Réduire : Suivi environnemental pour voir l’évolution des mesures et des ouvrages. Par exemple, la mise en place de passe à poissons pour la montaison des poissons ou des systèmes de dévalaison. A l’inverse : l’été dernier, très sec, les petites retenues d’eau associées aux barrages ont constitué des refuges favorables à la préservation des différentes espèces aquatiques présentes dans la rivière.
Compenser : Si incidence résiduelle, compensation sur site ou sur un autre site avec plus de résultat/bénéfice attendu
Les solution mises en œuvre pour préserver l’authenticité des lieux
Un bon mix entre débit réservé et débit affecté
Débit réservé : un débit minimum, dit débit réservé, d’au moins 1/10ème du débit moyen annuel du cours d’eau, alimente en permanence le lit de la rivière et permet d’assurer la continuité écologique de la rivière et, le cas échéant, la pratique des autres usages.
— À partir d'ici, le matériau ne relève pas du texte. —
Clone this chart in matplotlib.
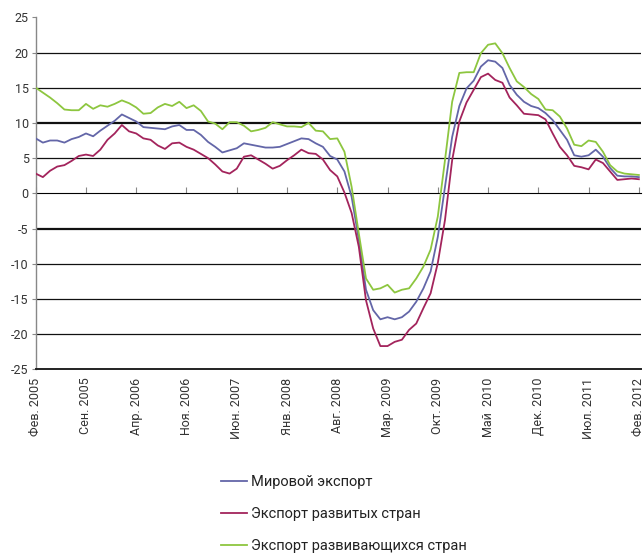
import matplotlib
matplotlib.use("Agg")
import matplotlib.pyplot as plt
import numpy as np

plt.rcParams['font.family'] = ['Roboto', 'DejaVu Sans']

# Month labels (every 7th month, Feb 2005 .. Feb 2012)
tick_labels = ["Фев. 2005", "Сен. 2005", "Апр. 2006", "Ноя. 2006", "Июн. 2007",
               "Янв. 2008", "Авг. 2008", "Мар. 2009", "Окт. 2009", "Май  2010",
               "Дек. 2010", "Июл. 2011", "Фев. 2012"]

world = [7.8, 7.2, 7.5, 7.5, 7.2, 7.7, 8.0, 8.5, 8.1, 8.9, 9.6, 10.3, 11.2, 10.7, 10.2,
         9.4, 9.3, 9.2, 9.1, 9.5, 9.7, 9.0, 9.0, 8.3, 7.3, 6.6, 5.8, 6.1, 6.4, 7.1,
         6.9, 6.7, 6.5, 6.5, 6.6, 7.0, 7.4, 7.8, 7.7, 7.1, 6.6, 5.3, 4.8, 3.1, -0.5,
         -6.6, -13.7, -16.6, -17.9, -17.6, -17.9, -17.6, -16.8, -15.4, -13.5, -11.1, -6.2, 0.9, 8.0,
         12.4, 14.9, 16.0, 18.0, 18.9, 18.7, 17.8, 15.4, 14.0, 13.0, 12.4, 12.1, 11.4, 10.4,
         9.0, 7.6, 5.4, 5.2, 5.4, 6.2, 5.2, 3.6, 2.5, 2.4, 2.4, 2.3]

developed = [2.8, 2.3, 3.2, 3.8, 4.0, 4.6, 5.3, 5.5, 5.3, 6.2, 7.6, 8.5, 9.7, 8.8, 8.5,
             7.8, 7.6, 6.8, 6.3, 7.1, 7.2, 6.6, 6.2, 5.6, 5.0, 4.1, 3.1, 2.8, 3.5, 5.2,
             5.4, 4.8, 4.2, 3.5, 3.9, 4.7, 5.4, 6.2, 5.7, 5.6, 4.8, 3.3, 2.4, 0.1, -2.8,
             -7.6, -15.2, -19.2, -21.7, -21.7, -21.1, -20.8, -19.4, -18.5, -16.3, -14.2, -9.9, -3.8, 4.7,
             10.2, 12.9, 14.7, 16.5, 17.0, 16.1, 15.7, 13.6, 12.5, 11.3, 11.2, 11.1, 10.5, 8.5,
             6.6, 5.4, 3.9, 3.7, 3.4, 4.8, 4.3, 3.1, 1.9, 2.0, 2.1, 2.0]

developing = [15.0, 14.3, 13.6, 12.8, 11.9, 11.8, 11.8, 12.7, 12.0, 12.5, 12.3, 12.7, 13.2, 12.8, 12.2,
              11.3, 11.4, 12.2, 12.7, 12.4, 13.0, 12.1, 12.5, 11.7, 10.2, 9.9, 9.1, 10.1, 10.1, 9.6,
              8.8, 9.0, 9.3, 10.1, 9.8, 9.5, 9.5, 9.4, 10.0, 8.9, 8.8, 7.7, 7.8, 5.9, 0.9,
              -5.7, -12.1, -13.7, -13.5, -13.0, -14.1, -13.7, -13.5, -12.1, -10.4, -8.0, -3.3, 4.7, 13.0,
              17.1, 17.2, 17.2, 19.9, 21.1, 21.3, 19.9, 17.8, 15.9, 15.1, 14.1, 13.4, 11.9, 11.8,
              10.9, 9.2, 6.9, 6.7, 7.5, 7.3, 5.9, 4.0, 3.1, 2.8, 2.7, 2.6]

series_names = ["Мировой экспорт", "Экспорт развитых стран", "Экспорт развивающихся стран"]
colors = ["#6366a8", "#a3245c", "#8dc63f"]

W, H = 644, 555
fig = plt.figure(figsize=(W / 100, H / 100), dpi=100)
ax = fig.add_axes([35.7 / W, (H - 369.3) / H, (641 - 35.7) / W, (369.3 - 17.3) / H])

x = np.arange(len(world))
for y, c, n in zip([world, developed, developing], colors, series_names):
    ax.plot(x, y, color=c, lw=1.3, label=n, zorder=3)

ax.set_xlim(0, 84.3)
ax.set_ylim(-25, 25)

# horizontal gridlines
for v in [20, 15, 10, 5, -5, -10, -15, -20]:
    lw = 1.6 if v in (10, -5) else 0.9
    ax.axhline(v, color="#111111", lw=lw, zorder=1)

ax.set_yticks(np.arange(-25, 26, 5))
ax.set_yticklabels([str(v) for v in range(-25, 26, 5)])
ax.tick_params(axis='y', direction='out', length=3, width=0.8, color="#888888",
               labelsize=9, labelcolor="#333333", pad=2)

ax.set_xticks(np.arange(0, 85, 7))
ax.set_xticklabels(tick_labels, rotation=90, fontsize=9, color="#333333")
ax.tick_params(axis='x', length=0, pad=6)
for lbl in ax.get_xticklabels():
    lbl.set_x(lbl.get_position()[0])

for s in ['top', 'right']:
    ax.spines[s].set_visible(False)
ax.spines['left'].set_color("#888888")
ax.spines['left'].set_linewidth(1.0)
ax.spines['bottom'].set_color("#222222")
ax.spines['bottom'].set_linewidth(1.4)

# category axis crossing at zero
sec = ax.secondary_xaxis(0.5)
sec.set_xticks(np.arange(0, 85, 7))
sec.set_xticklabels([])
sec.tick_params(axis='x', direction='out', length=4, width=0.8, color="#888888")
sec.spines['bottom'].set_color("#999999")
sec.spines['bottom'].set_linewidth(1.0)

fig.legend(loc='upper left', bbox_to_anchor=(221 / W, (H - 475) / H), frameon=False,
           fontsize=10.5, handlelength=1.75, handletextpad=0.3, labelspacing=1.25,
           borderpad=0, borderaxespad=0, labelcolor="#222222")

fig.savefig("out.png", dpi=100)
Débit affecté : pour les autres usages et loisirs (raft, canoë), soutien d’irrigation, soutien d’étiage en été, dilution de rejet de STEP
Poissons : passes à poissons, dévalaison, turbines ichtyo compatibles
Favorisation de la montaison : la passe à poissons permet aux espèces de franchir le barrage à la remontée, de l’aval vers l’amont
Dévalaison : de l’amont vers l’aval, un plan de grilles plus ou moins fines empêche les poissons de passer dans la turbine et les dévie vers un exutoire qui les redirige vers la rivière en aval de la centrale hydroélectrique.